Discriminant common vectors versus neighbourhood components analysis and Laplacianfaces: A comparative study in small sample size problem

摘要

Discriminant common vectors (DCV), neighbourhood components analysis (NCA) and Laplacianfaces (LAP) are three recently proposed methods which can effectively learn linear projection matrices for dimensionality reduction in face recognition, where the dimension of the sample space is typically larger than the number of samples in the training set and consequently the so-called small sample size (SSS) problem exists.
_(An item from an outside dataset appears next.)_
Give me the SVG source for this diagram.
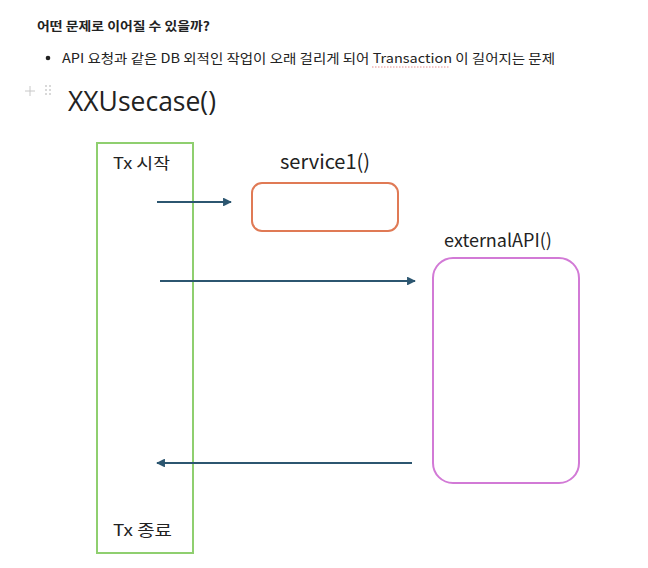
<svg xmlns="http://www.w3.org/2000/svg" width="648" height="568" viewBox="0 0 648 568">
<defs>
<style>
.t{font-family:"Noto Sans CJK KR","Noto Sans",sans-serif;fill:#222}
.conn{stroke:#2c5670;stroke-width:2.2;fill:none}
</style>
<marker id="ah" viewBox="0 0 10 10" refX="9" refY="5" markerWidth="4" markerHeight="4" orient="auto-start-reverse" markerUnits="strokeWidth">
<path d="M0,0 L10,5 L0,10 z" fill="#2c5670"/>
</marker>
</defs>
<rect width="648" height="568" fill="#ffffff"/>
<text class="t" x="37" y="31" font-size="12.5" font-weight="bold" textLength="173" lengthAdjust="spacingAndGlyphs">어떤 문제로 이어질 수 있을까?</text>
<circle cx="48" cy="58" r="2.3" fill="#222"/>
<text class="t" x="62" y="63" font-size="13" textLength="493" lengthAdjust="spacingAndGlyphs">API 요청과 같은 DB 외적인 작업이 오래 걸리게 되어 Transaction 이 길어지는 문제</text>
<line x1="372" y1="67" x2="450" y2="67" stroke="#e07070" stroke-width="0.8" stroke-dasharray="1.5,1.5"/>
<g stroke="#c8c8c8" stroke-width="1">
<line x1="25" y1="91" x2="35" y2="91"/><line x1="30" y1="86" x2="30" y2="96"/>
</g>
<g fill="#cccccc">
<circle cx="46" cy="86" r="1"/><circle cx="50" cy="86" r="1"/>
<circle cx="46" cy="90" r="1"/><circle cx="50" cy="90" r="1"/>
<circle cx="46" cy="94" r="1"/><circle cx="50" cy="94" r="1"/>
</g>
<text x="68" y="111" font-size="26.5" style="font-family:'Open Sans','Noto Sans',sans-serif;fill:#222">XXUsecase()</text>
<g id="tx">
<rect x="97" y="143" width="96" height="410" fill="none" stroke="#8fcf6f" stroke-width="2"/>
<text class="t" x="113" y="169" font-size="16" textLength="57" lengthAdjust="spacingAndGlyphs">Tx 시작</text>
<text class="t" x="113" y="536" font-size="16" textLength="59" lengthAdjust="spacingAndGlyphs">Tx 종료</text>
</g>
<g id="service1">
<text class="t" x="325" y="169" font-size="20" text-anchor="middle">service1()</text>
<rect x="252" y="183" width="146" height="48" rx="10" fill="none" stroke="#e07a55" stroke-width="2"/>
</g>
<g id="externalAPI">
<text class="t" x="498" y="247" font-size="18" text-anchor="middle">externalAPI()</text>
<rect x="433" y="258" width="146" height="225" rx="20" fill="none" stroke="#d27ad6" stroke-width="2"/>
</g>
<g id="connectors">
<line class="conn" x1="157" y1="202" x2="231" y2="202" marker-end="url(#ah)"/>
<line class="conn" x1="160" y1="281" x2="415" y2="281" marker-end="url(#ah)"/>
<line class="conn" x1="412" y1="463" x2="157" y2="463" marker-end="url(#ah)"/>
</g>
</svg>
The three methods obtained their respective projection matrices based on different objective functions and all claimed to be superior to such methods as Principal component analysis (PCA) and PCA plus Linear discriminant analysis (PCA+LDA) in terms of classification accuracy. However, in literature, no comparative study is carried out among them. In this paper, we carry out a comparative study among them in face recognition (or generally in the SSS problem), and argue that the projection matrix yielded by DCV is the optimal solution to both NCA and LAP in terms of their respective objective functions, whereas neither NCA nor LAP may get their own optimal solutions. In addition, we show that DCV is more efficient than both NCA and LAP for both linear dimensionality reduction and subsequent classification in SSS problem. Finally, experiments are conducted on ORL, AR and YALE face databases to verify our arguments and to present some insights for future study.